Looking at the emerging design lines, however, I wondered what would happen on the parts that were going to be outlined in split stitch. It might be rather difficult to work a nice even line of split stitch on top of the backstitch. Ideally what my transfer produced would be as close to paint or ink lines as possible, and as unintrusive to the stitching. An unattainable ideal from the very nature of things – thread is never going to be as flat as paint – but would a finer thread be the answer? I switched to Gütermann sewing thread and it definitely does make a difference: the teal arrow shows the outline done in one strand of silk, the orange arrow points to a part done in sewing thread. (The lilac arrow points to one of a couple of places where there is room for improvement in my stitch placement; a denser backing fabric – see above – would help.)

Gütermann sewing thread for thinner lines Thinner and thicker lines, and a few irregularities

I can see myself using this method for goldwork on a silk dupion background, using the sewing threads normally used for couching the metal threads and wires: dark yellow where there is going to be gold, light grey for silver, dark orange for copper. Or perhaps for stitching on velvet or other difficult-to-transfer-onto fabrics. A useful addition to my stitching arsenal!

Another book, and being a proud satsuma

A few days ago a lovely surprise came in the post – I’d pre-ordered Lizzy Pye’s Goldwork Embroidery: Techniques and Projects and although we had been warned on her FB page to expect some delay, that delay turned out to be shorter than expected! So here it is, signed and all.

Lizzy Pye's goldwork book Signed by the author

And a first perusal shows it to be a wonderful addition to my stitching library – good photographs, clear explanations, and some interesting facts I didn’t know. And as an unexpected bonus, two of the projects in the book turn out to be designs I had been eyeing up on the Laurelin website: The Holly and the Ivy and the Silk and Goldwork Butterfly. Both very pretty designs, but until now only available as kits, and I could see that I already had all the materials in my stash. So now I can have a go at them whenever I like! (Well, after the SAL, the Certificate, the goldwork race horse, Hengest, Mechthild, the Llandrindod cross, the silk and gold flower, the silverwork umbrella…)

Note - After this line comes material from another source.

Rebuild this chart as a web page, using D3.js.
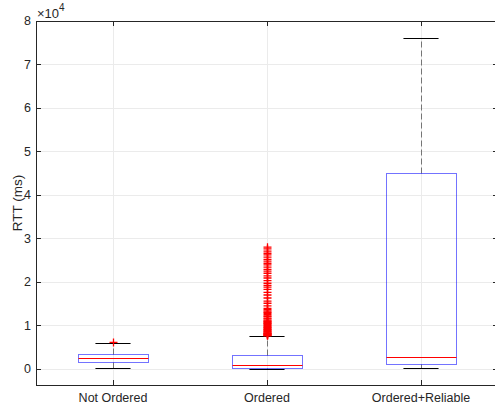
<!DOCTYPE html>
<html>
<head>
<meta charset="utf-8">
<script src="https://cdn.jsdelivr.net/npm/d3@7"></script>
<style>
  body { margin:0; background:#fff; }
  svg { display:block; font-family:"Liberation Sans", Arial, sans-serif; }
</style>
</head>
<body>
<div id="chart"></div>
<script>
// groups along the x axis
var categories = ["Not Ordered", "Ordered", "Ordered+Reliable"];

// box statistics per group (ms)
var whiskerLow  = [150, 50, 150];
var q1          = [1600, 200, 1100];
var medians     = [2450, 850, 2750];
var q3          = [3400, 3150, 45000];
var whiskerHigh = [6000, 7500, 76200];

// outliers per group (ms)
var outliers = [
    [6100],
    [7600, 7700, 7800, 7900, 8000, 8100, 8200, 8300, 8500, 8600, 8800, 9000,
     9100, 9300, 9500, 9600, 9800, 10000, 10200, 10400, 10500, 10700, 10900,
     11000, 11200, 11500, 11700, 12000, 12200, 12500, 12800, 13000, 13300,
     13600, 13900, 14500, 15100, 15600, 16300, 17000, 17600, 18300, 18800,
     19200, 19700, 20300, 20900, 21400, 22000, 22500, 22900, 23400, 23900,
     24300, 24800, 25200, 25700, 26200, 26600, 27100, 27600, 28000],
    []
];

var yTicks = [0, 10000, 20000, 30000, 40000, 50000, 60000, 70000, 80000];
var yLimits = [-3700, 80000];

var W = 495, H = 409;
var m = {left:36, right:498, top:21, bottom:385};
var axisColor = "#262626";

var svg = d3.select("#chart").append("svg")
    .attr("width", W).attr("height", H);

var x = d3.scaleLinear().domain([0.5, categories.length + 0.5]).range([m.left, m.right]);
var y = d3.scaleLinear().domain(yLimits).range([m.bottom, m.top]);

var px = function(v){ return Math.round(x(v)) + 0.5; };
var py = function(v){ return Math.round(y(v)) + 0.5; };

// grid
var grid = svg.append("g").attr("class","grid");
grid.selectAll("line.h").data(yTicks).enter().append("line")
    .attr("x1", m.left).attr("x2", m.right)
    .attr("y1", py).attr("y2", py)
    .style("stroke","#ebebeb").style("stroke-width",1);
grid.selectAll("line.v").data(categories).enter().append("line")
    .attr("x1", function(d,i){ return px(i+1); })
    .attr("x2", function(d,i){ return px(i+1); })
    .attr("y1", m.top).attr("y2", m.bottom)
    .style("stroke","#ebebeb").style("stroke-width",1);

// boxes
var boxW = 0.455, capW = 0.228;
var boxes = svg.append("g").selectAll("g.box").data(categories).enter()
    .append("g").attr("class","box");

boxes.each(function(d,i){
    var g = d3.select(this), c = i + 1;
    var xc = px(c);

    // whiskers
    g.append("line")
        .attr("x1", xc).attr("x2", xc)
        .attr("y1", py(q3[i])).attr("y2", py(whiskerHigh[i]))
        .style("stroke","#000").style("stroke-opacity",0.5)
        .style("stroke-dasharray","6,3");
    g.append("line")
        .attr("x1", xc).attr("x2", xc)
        .attr("y1", py(q1[i])).attr("y2", py(whiskerLow[i]))
        .style("stroke","#000").style("stroke-opacity",0.5)
        .style("stroke-dasharray","6,3");

    // caps
    [whiskerHigh[i], whiskerLow[i]].forEach(function(v){
        g.append("line")
            .attr("x1", x(c - capW/2)).attr("x2", x(c + capW/2))
            .attr("y1", py(v)).attr("y2", py(v))
            .style("stroke","#000").style("stroke-width",1);
    });

    // box
    g.append("rect")
        .attr("x", Math.round(x(c - boxW/2)) + 0.5)
        .attr("y", py(q3[i]))
        .attr("width", Math.round(x(c + boxW/2)) - Math.round(x(c - boxW/2)))
        .attr("height", py(q1[i]) - py(q3[i]))
        .style("fill","none").style("stroke","#0000ff").style("stroke-opacity",0.55);

    // median
    g.append("line")
        .attr("x1", Math.round(x(c - boxW/2)) + 0.5).attr("x2", Math.round(x(c + boxW/2)) + 0.5)
        .attr("y1", py(medians[i])).attr("y2", py(medians[i]))
        .style("stroke","#ff0000").style("stroke-width",1);

    // outliers
    g.selectAll("path.out").data(outliers[i]).enter().append("path")
        .attr("class","out")
        .attr("d", function(v){
            var yy = y(v), s = 4;
            return "M" + (xc - s) + "," + yy + "H" + (xc + s) +
                   "M" + xc + "," + (yy - s) + "V" + (yy + s);
        })
        .style("stroke","#ff0000").style("stroke-width",1.3).style("fill","none");
});

// axes frame
var frame = svg.append("g");
frame.append("rect")
    .attr("x", m.left + 0.5).attr("y", m.top + 0.5)
    .attr("width", m.right - m.left).attr("height", m.bottom - m.top)
    .style("fill","none").style("stroke",axisColor).style("stroke-width",1);

// y ticks (both sides)
var yt = frame.selectAll("g.ytick").data(yTicks).enter().append("g").attr("class","ytick");
yt.append("line")
    .attr("x1", m.left).attr("x2", m.left + 5)
    .attr("y1", py).attr("y2", py)
    .style("stroke",axisColor);
yt.append("line")
    .attr("x1", m.right - 5).attr("x2", m.right)
    .attr("y1", py).attr("y2", py)
    .style("stroke",axisColor);
yt.append("text")
    .attr("x", m.left - 5).attr("y", function(d){ return y(d); })
    .attr("dy","0.35em")
    .attr("text-anchor","end")
    .style("font-size","12.5px").style("fill",axisColor)
    .text(function(d){ return d / 10000; });

// x ticks (both sides)
var xt = frame.selectAll("g.xtick").data(categories).enter().append("g").attr("class","xtick");
xt.append("line")
    .attr("x1", function(d,i){ return px(i+1); }).attr("x2", function(d,i){ return px(i+1); })
    .attr("y1", m.bottom).attr("y2", m.bottom - 5)
    .style("stroke",axisColor);
xt.append("line")
    .attr("x1", function(d,i){ return px(i+1); }).attr("x2", function(d,i){ return px(i+1); })
    .attr("y1", m.top).attr("y2", m.top + 5)
    .style("stroke",axisColor);
xt.append("text")
    .attr("x", function(d,i){ return x(i+1); })
    .attr("y", m.bottom + 13)
    .attr("dy","0.35em")
    .attr("text-anchor","middle")
    .style("font-size","12.5px").style("fill",axisColor)
    .text(function(d){ return d; });

// exponent label
var ex = svg.append("text")
    .attr("x", m.left + 1).attr("y", 17.5)
    .style("font-size","13px").style("fill",axisColor);
ex.append("tspan").text("\u00d710");
ex.append("tspan").attr("dy", -7).style("font-size","10px").text("4");

// y label
svg.append("text")
    .attr("transform","translate(17," + ((m.top + m.bottom) / 2) + ") rotate(-90)")
    .attr("text-anchor","middle")
    .attr("dy","0.35em")
    .style("font-size","13.5px").style("fill",axisColor)
    .text("RTT (ms)");
</script>
</body>
</html>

The Holly & Ivy project The Butterfly project

I also received some cotton sateen fabrics, about which I will write more in the near future. These are Empress Mills’ heavyweight Mountmellick fabric (the white) and cotton sateen (the cream). A friend of mine will be using the Mountmellick for her Tree of Life, so I’ll be sure to ask her opinion of it as well.

Two Empress Mills fabrics

And finally, something only tangentially (or tangerine-ly?) stitch-related. I love embroidery and (very un-British of me to say this, but then I’m not British smiley) I’m quite good at it. But I have long since realised and accepted that there are extremely talented people out there who produce work of a kind and standard that I will never produce (take a bow Mary Corbet, among others). And you know what? It doesn’t matter! I do the best that I can, and – very important, this – I enjoy it. And for all of us who are never going to be the absolute best at something, I’ve found an encouraging quotation. Commenting on the fact that small can be beautiful (and I will stretch this to mean that small achievements can be beautiful) the Rev Canon Dr Rob Kelsey remarked “A satsuma is not a failed orange”. It can be inspirational to look at the oranges of this world and admire them, but for those of us who are not, let’s take pride in being jolly good satsumas!